だが、これからはどうだろうか。コンビニエンスストアやスーパーが近くにも増え、主婦の生活も変りつつある。それでも私は、谷中銀座はだいじょうぶだろうという気がする。各商店が固定客を持っているし、個性がある。ここでなければ買えないものもある。
「それでも若い人はスーパーに行っちゃうんでしょうかねえ。どれがおいしいかというのがわかっていただければいいんですが。肉でも、私は脂ののったところがやっぱりおいしいと思うんですけど、健康とかスタイルとか気になさる方は赤身がいいっていう。とにかく調理法が変りましたよね。牛肉は、ローストビーフにするから塊でくれとか、刺身にするにはどこがいいかとか。私どもも勉強しませんとね」
高度成長期のような売行きは望めないが、やはりいい物を仕入れて安く売りたい、それで店のもんが食べていけさえすればいい、と鈴木さんは言う。

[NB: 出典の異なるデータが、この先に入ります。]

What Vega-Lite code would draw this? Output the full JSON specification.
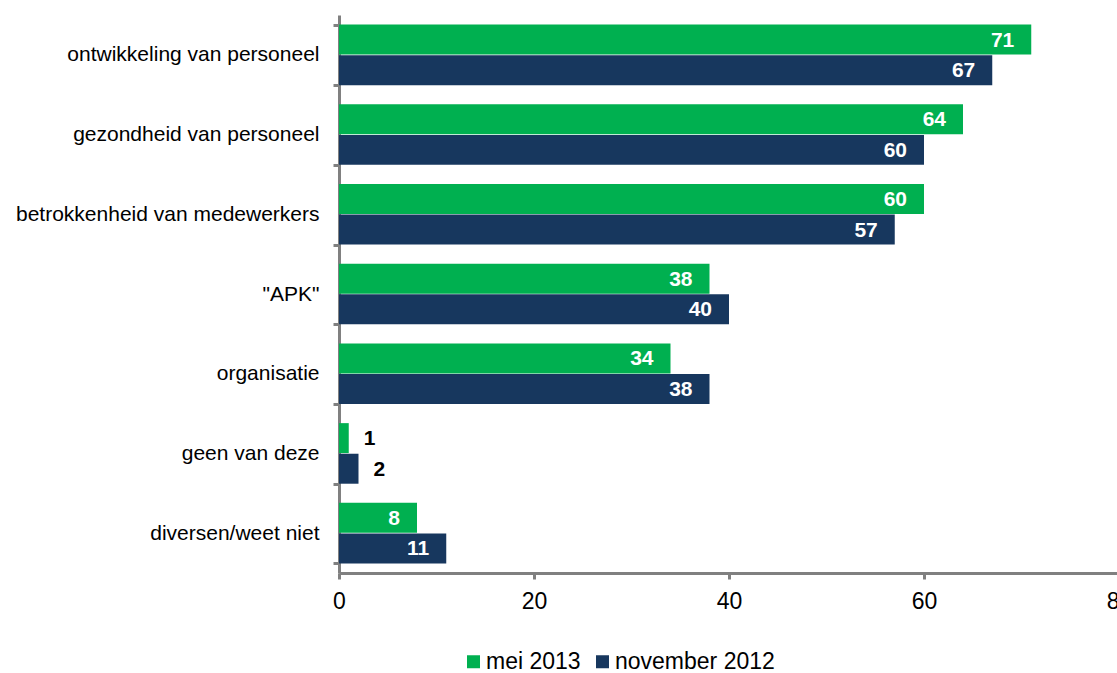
{
  "$schema": "https://vega.github.io/schema/vega-lite/v6.json",
  "autosize": "none",
  "width": 780,
  "height": 558,
  "padding": {"left": 339, "top": 15, "right": 0, "bottom": 100},
  "background": "white",
  "config": {
    "font": "Liberation Sans",
    "view": {"stroke": null}
  },
  "data": {
    "values": [
      {"item": "ontwikkeling van personeel", "serie": "mei 2013", "waarde": 71},
      {"item": "ontwikkeling van personeel", "serie": "november 2012", "waarde": 67},
      {"item": "gezondheid van personeel", "serie": "mei 2013", "waarde": 64},
      {"item": "gezondheid van personeel", "serie": "november 2012", "waarde": 60},
      {"item": "betrokkenheid van medewerkers", "serie": "mei 2013", "waarde": 60},
      {"item": "betrokkenheid van medewerkers", "serie": "november 2012", "waarde": 57},
      {"item": "\"APK\"", "serie": "mei 2013", "waarde": 38},
      {"item": "\"APK\"", "serie": "november 2012", "waarde": 40},
      {"item": "organisatie", "serie": "mei 2013", "waarde": 34},
      {"item": "organisatie", "serie": "november 2012", "waarde": 38},
      {"item": "geen van deze", "serie": "mei 2013", "waarde": 1},
      {"item": "geen van deze", "serie": "november 2012", "waarde": 2},
      {"item": "diversen/weet niet", "serie": "mei 2013", "waarde": 8},
      {"item": "diversen/weet niet", "serie": "november 2012", "waarde": 11}
    ]
  },
  "encoding": {
    "y": {
      "field": "item",
      "type": "nominal",
      "sort": null,
      "title": null,
      "scale": {"paddingInner": 0.24, "paddingOuter": 0.12},
      "axis": {
        "domainColor": "#808080",
        "domainWidth": 3,
        "tickColor": "#808080",
        "tickWidth": 3,
        "tickSize": 6,
        "tickBand": "extent",
        "labelFontSize": 21,
        "labelColor": "#000000",
        "labelPadding": 14,
        "labelLimit": 400
      }
    },
    "yOffset": {"field": "serie", "type": "nominal", "sort": ["mei 2013", "november 2012"], "scale": {"paddingInner": 0.02}},
    "x": {
      "field": "waarde",
      "type": "quantitative",
      "title": null,
      "scale": {"domain": [0, 80], "nice": false},
      "axis": {
        "values": [0, 20, 40, 60, 80],
        "grid": false,
        "domainColor": "#808080",
        "domainWidth": 3,
        "tickColor": "#808080",
        "tickWidth": 3,
        "tickSize": 6,
        "labelFontSize": 23,
        "labelColor": "#000000",
        "labelPadding": 11,
        "labelFlush": false
      }
    }
  },
  "layer": [
    {
      "mark": {"type": "bar"},
      "encoding": {
        "color": {
          "field": "serie",
          "type": "nominal",
          "scale": {"domain": ["mei 2013", "november 2012"], "range": ["#00B050", "#17375E"]},
          "legend": {
            "title": null,
            "orient": "none",
            "legendX": 123,
            "legendY": 635,
            "direction": "horizontal",
            "symbolType": "square",
            "symbolSize": 169,
            "symbolStrokeWidth": 0,
            "labelFontSize": 23,
            "labelColor": "#000000",
            "labelOffset": 1,
            "columnPadding": 10
          }
        }
      }
    },
    {
      "transform": [{"filter": "datum.waarde >= 5"}],
      "mark": {"type": "text", "align": "right", "baseline": "middle", "dx": -17, "dy": 1, "fontSize": 21, "fontWeight": "bold", "color": "white"},
      "encoding": {"text": {"field": "waarde", "type": "quantitative"}}
    },
    {
      "transform": [{"filter": "datum.waarde < 5"}],
      "mark": {"type": "text", "align": "left", "baseline": "middle", "dx": 15, "dy": 1, "fontSize": 21, "fontWeight": "bold", "color": "black"},
      "encoding": {"text": {"field": "waarde", "type": "quantitative"}}
    }
  ]
}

同じものを買おうと思えば、スーパーで黙々とカゴに品物を放り入れ、レジで一ぺんに払った方が時間的には半分か三分の一ですむ。仕事を持つ主婦が増えた今日、それは便利な方法である。
でも、夕ぐれの谷中銀座をそぞろ歩き、あちこちの店に声をかけ、かけてもらいながら一つ一つの品を買い求めていく楽しさは何ものにも替え難い。玉木屋の「べったら漬入荷」とか福島貝店の「かき入荷」の貼紙が季節をしらせてくれる。紺の着物に赤いタスキでザル持って「卵二コおくれ」とやっている鳶の頭のおばちゃんの姿、鈴木肉屋さんでコロッケを買ったとき入れてくれる白い薄い紙袋の隅っこのねじり方、そんなことを見るのが好きだ。
仕事でいやなことがあっても悔しい目にあっても、「買物にいこう」と子供を連れて町に繰り出し、顔見知りのだれかと話せばだんだん気分が晴れてくる。谷中銀座も階段に近づくにつれて、食料品のほかに、衣料品や靴などの店が目立つ。私たちはここを「谷中ファッション街」と呼んでいる。
今年は何色が流行るのだろう。子供の手で汚れた服を脱いで、あんなチェリーピンクを着てみたい。エメラルドグリーンのTシャツもかっこいいとそんなことを考えながらのぞいているのである。デパートまで行く暇もないから、生活のちょっとした楽しみだ。
でも谷中では、流行の先端みたいな服よりも、ウエストがゴムのジャージのズボン、モンペ、オバン風レースのカーディガン、前打ち合わせの和風の上っぱりなんかの方がよく売れている。子供を育てる時には、あの店屋のおばさんの着ているような上っぱりやモンペって、案外、着易くて便利なのだ。
また石段下まで来てしまった。
もう日が暮れる。焼鳥一本食べようかな。十条から来る屋台のヤキトリ屋が、石段下に今日も来ている。風呂帰りのおじさん、買物ついでのおばさん、焼鳥を食べながらおしゃべりに夢中だ。